↓↓↓

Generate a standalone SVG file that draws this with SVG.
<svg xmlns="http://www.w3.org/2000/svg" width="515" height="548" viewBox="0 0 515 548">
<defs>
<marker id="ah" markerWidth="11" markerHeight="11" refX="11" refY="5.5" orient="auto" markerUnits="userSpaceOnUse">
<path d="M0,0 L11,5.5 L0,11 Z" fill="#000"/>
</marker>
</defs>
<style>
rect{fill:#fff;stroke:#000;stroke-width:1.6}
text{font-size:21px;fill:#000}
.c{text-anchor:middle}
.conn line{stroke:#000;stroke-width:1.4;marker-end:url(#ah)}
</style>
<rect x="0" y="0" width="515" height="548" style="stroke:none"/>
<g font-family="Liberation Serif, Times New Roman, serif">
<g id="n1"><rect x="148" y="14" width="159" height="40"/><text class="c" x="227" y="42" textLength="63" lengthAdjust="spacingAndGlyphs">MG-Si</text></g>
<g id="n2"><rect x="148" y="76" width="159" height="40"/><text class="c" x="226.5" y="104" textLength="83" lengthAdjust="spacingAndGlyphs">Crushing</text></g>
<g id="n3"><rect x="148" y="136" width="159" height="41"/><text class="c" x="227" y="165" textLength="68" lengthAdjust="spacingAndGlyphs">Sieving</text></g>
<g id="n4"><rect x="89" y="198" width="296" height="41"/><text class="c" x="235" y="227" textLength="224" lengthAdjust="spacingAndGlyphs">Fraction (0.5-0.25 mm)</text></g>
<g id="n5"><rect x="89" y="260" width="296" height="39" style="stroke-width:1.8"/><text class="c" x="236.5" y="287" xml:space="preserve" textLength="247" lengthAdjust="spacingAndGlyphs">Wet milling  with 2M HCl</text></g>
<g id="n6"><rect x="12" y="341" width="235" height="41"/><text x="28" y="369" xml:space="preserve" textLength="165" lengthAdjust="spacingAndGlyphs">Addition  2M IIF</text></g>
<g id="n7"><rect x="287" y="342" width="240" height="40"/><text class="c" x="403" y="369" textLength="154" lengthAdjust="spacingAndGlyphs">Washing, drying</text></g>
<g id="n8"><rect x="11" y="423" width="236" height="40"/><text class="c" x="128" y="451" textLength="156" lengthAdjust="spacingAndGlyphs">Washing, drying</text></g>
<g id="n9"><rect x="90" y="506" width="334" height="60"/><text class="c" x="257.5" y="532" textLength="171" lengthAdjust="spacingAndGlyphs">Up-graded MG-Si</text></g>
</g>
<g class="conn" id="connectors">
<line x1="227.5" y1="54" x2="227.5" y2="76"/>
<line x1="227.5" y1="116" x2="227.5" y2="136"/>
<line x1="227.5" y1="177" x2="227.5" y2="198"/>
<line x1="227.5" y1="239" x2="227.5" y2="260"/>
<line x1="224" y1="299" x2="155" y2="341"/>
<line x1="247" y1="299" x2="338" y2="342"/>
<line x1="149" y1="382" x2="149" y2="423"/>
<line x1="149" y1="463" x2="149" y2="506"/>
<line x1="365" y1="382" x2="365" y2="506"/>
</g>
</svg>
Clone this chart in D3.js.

↑↑↑

**Set task:**
Write out the entries above once more, without altering anything.

**Reply:**
Generate a standalone SVG file that draws this with SVG.
<svg xmlns="http://www.w3.org/2000/svg" width="515" height="548" viewBox="0 0 515 548">
<defs>
<marker id="ah" markerWidth="11" markerHeight="11" refX="11" refY="5.5" orient="auto" markerUnits="userSpaceOnUse">
<path d="M0,0 L11,5.5 L0,11 Z" fill="#000"/>
</marker>
</defs>
<style>
rect{fill:#fff;stroke:#000;stroke-width:1.6}
text{font-size:21px;fill:#000}
.c{text-anchor:middle}
.conn line{stroke:#000;stroke-width:1.4;marker-end:url(#ah)}
</style>
<rect x="0" y="0" width="515" height="548" style="stroke:none"/>
<g font-family="Liberation Serif, Times New Roman, serif">
<g id="n1"><rect x="148" y="14" width="159" height="40"/><text class="c" x="227" y="42" textLength="63" lengthAdjust="spacingAndGlyphs">MG-Si</text></g>
<g id="n2"><rect x="148" y="76" width="159" height="40"/><text class="c" x="226.5" y="104" textLength="83" lengthAdjust="spacingAndGlyphs">Crushing</text></g>
<g id="n3"><rect x="148" y="136" width="159" height="41"/><text class="c" x="227" y="165" textLength="68" lengthAdjust="spacingAndGlyphs">Sieving</text></g>
<g id="n4"><rect x="89" y="198" width="296" height="41"/><text class="c" x="235" y="227" textLength="224" lengthAdjust="spacingAndGlyphs">Fraction (0.5-0.25 mm)</text></g>
<g id="n5"><rect x="89" y="260" width="296" height="39" style="stroke-width:1.8"/><text class="c" x="236.5" y="287" xml:space="preserve" textLength="247" lengthAdjust="spacingAndGlyphs">Wet milling  with 2M HCl</text></g>
<g id="n6"><rect x="12" y="341" width="235" height="41"/><text x="28" y="369" xml:space="preserve" textLength="165" lengthAdjust="spacingAndGlyphs">Addition  2M IIF</text></g>
<g id="n7"><rect x="287" y="342" width="240" height="40"/><text class="c" x="403" y="369" textLength="154" lengthAdjust="spacingAndGlyphs">Washing, drying</text></g>
<g id="n8"><rect x="11" y="423" width="236" height="40"/><text class="c" x="128" y="451" textLength="156" lengthAdjust="spacingAndGlyphs">Washing, drying</text></g>
<g id="n9"><rect x="90" y="506" width="334" height="60"/><text class="c" x="257.5" y="532" textLength="171" lengthAdjust="spacingAndGlyphs">Up-graded MG-Si</text></g>
</g>
<g class="conn" id="connectors">
<line x1="227.5" y1="54" x2="227.5" y2="76"/>
<line x1="227.5" y1="116" x2="227.5" y2="136"/>
<line x1="227.5" y1="177" x2="227.5" y2="198"/>
<line x1="227.5" y1="239" x2="227.5" y2="260"/>
<line x1="224" y1="299" x2="155" y2="341"/>
<line x1="247" y1="299" x2="338" y2="342"/>
<line x1="149" y1="382" x2="149" y2="423"/>
<line x1="149" y1="463" x2="149" y2="506"/>
<line x1="365" y1="382" x2="365" y2="506"/>
</g>
</svg>
Clone this chart in D3.js.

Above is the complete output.